There is nothing like a night of good old rock and roll. After a six-week nationwide tour, The Belle Brigade, Blitzen Trapper and Dawes ended their journey with a final show last Thursday. Co-headliners Blitzen Trapper and Dawes’ alternative country-rock sounds have drawn quite a large following. Rockers and hippies alike joined forces at the Music Box to enjoy the groups’ classic rock sounds.
In an imaginary musical marriage, Led Zeppelin’s edge and Lynyrd Skynyrd’s folksy twangs had a baby. Taken a step further, that baby procreated with Tom Petty’s voice. Blitzen Trapper would be the Led-Skynyrd grandchild’s name. The notion of this prodigy grandchild instantly came to mind as Blitzen breezed through their first few songs “Sleepytime in the Western World,” “Astronaut,” and “American Goldwing.” Powerful piano pounding through “Astronaut” was pleasantly accompanied by twangy guitar harmonies. The sextet’s lead vocalist Eric Earley definitely added a stimulating element to the song, making it sound livelier than the studio version. Trading between songs from their new album American Goldwing and Furr, they kept the large crowd dancing and swaying to the songs, both old and new.
Audience members cheered for the familiar harmonica intro of “American Goldwing.” Minus the laser sound effects shooting after each verse of the song, this was when they exhibited most of their country flavor though the travel story lyrics and hooks like “I know, I know” and “Oh, Lord, Oh, Lord.” Next, Earley pays homage to the Blitzen’s peers, dedicating the next song “My Hometown” to The Belle Brigade and Dawes. Moving into a mellower tune, Earley starts “Furr” with only his voice and some delicate strums of his acoustic guitar. After the first verse, he was accompanied by Marty Marquis’s backup vocals and clashes of the tambourine. The sweet melody of the song was not to be outdone, however, by powerful lyrics like “You better be sure if you’re making God a liar.”

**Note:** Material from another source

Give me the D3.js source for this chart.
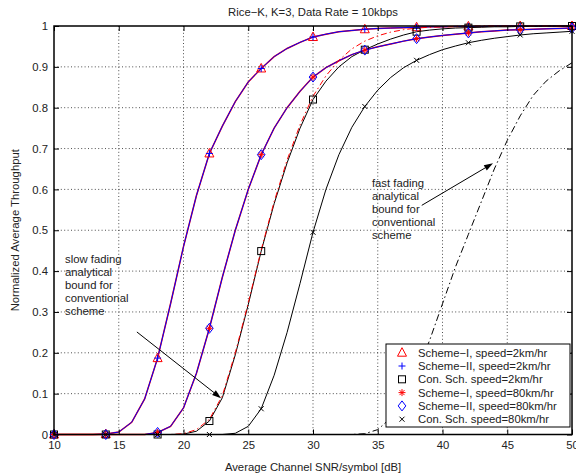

Between songs, Earley mentions that this was Blitzen Trapper’s first time playing at the Music Box, “and we’re digging it.” Maintaining the soft mood of the night, they peppered in a few more songs from American Goldwing, including “Fletcher” and “Love the Way You Walk Away.” In the romantic “Love the Way,” Earley’s harmonica was reminiscent of Neil Young’s “Heart of Gold.” It was a tune that the audience couldn’t help nod their heads to. With a song as catchy as “Black River Killer,” it is no wonder why Blitzen Trapper draws such a large crowd. They closed out the set with fan favorites “Street Fighting in the Sun” and “Wild Mountain Nation.” Without fail, Blitzen Trapper delivered a satisfying rock show.
Dawes took to the stage to round out the night with “When You Call My Name” from North Hills and “Coming Back to a Man” from their album Nothing Is Wrong, released earlier this year. Tay Straithairn’s keybords sounded positively melodic against the heavy bass drum pangs in “When You Call My Name.” The strong beat built anticipation for a fulfilling set. Even though front man Taylor Goldsmith admitted that the long tour had taken a toll on his voice, he still held his own throughout the night. He greeted the audience, “Hello there, Los Angeles. We’ve missed you so much!”
As they moved into “If I Wanted Someone” and “Million Dollar Bill,” from their most recent record, the folk rockers cast a spell over the audience. The slow guitar intro of “Million Dollar Bill” sounded like that of Pink Floyd’s “Wish You Were Here.” People were entranced by Goldsmith and Straithairn’s harmonies. This familiar guitar sequence returned when they played “So Well,” and the crowd eagerly cheered them on with hoots and howls throughout the song.
Perhaps the best portion of the night came when Dawes collaborated with other members of the tour. Goldsmith welcomed Ryan Richter from Belle Brigade to the stage to accompany them on slide guitar for “My Way Back Home” and “A Little Bit of Everything.” Though Goldsmith’s voice was starting to fade, the qualified team of musicians on stage overcompensated with strong backup vocals and interesting compositions. Later, they brought up Joey Stevens on drums and Blitzen Trapper to fill out the sound in their final songs “When My Time Comes” and their cover of Paul Simon’s “Kodachrome.” The big finish came when Goldsmith left the last of the singing up to the audience, and without fail, they gladly stepped in and belted out the lyrics. From the organ solos to the jamming partnership of the co-headliners, the long night was definitely worth the time.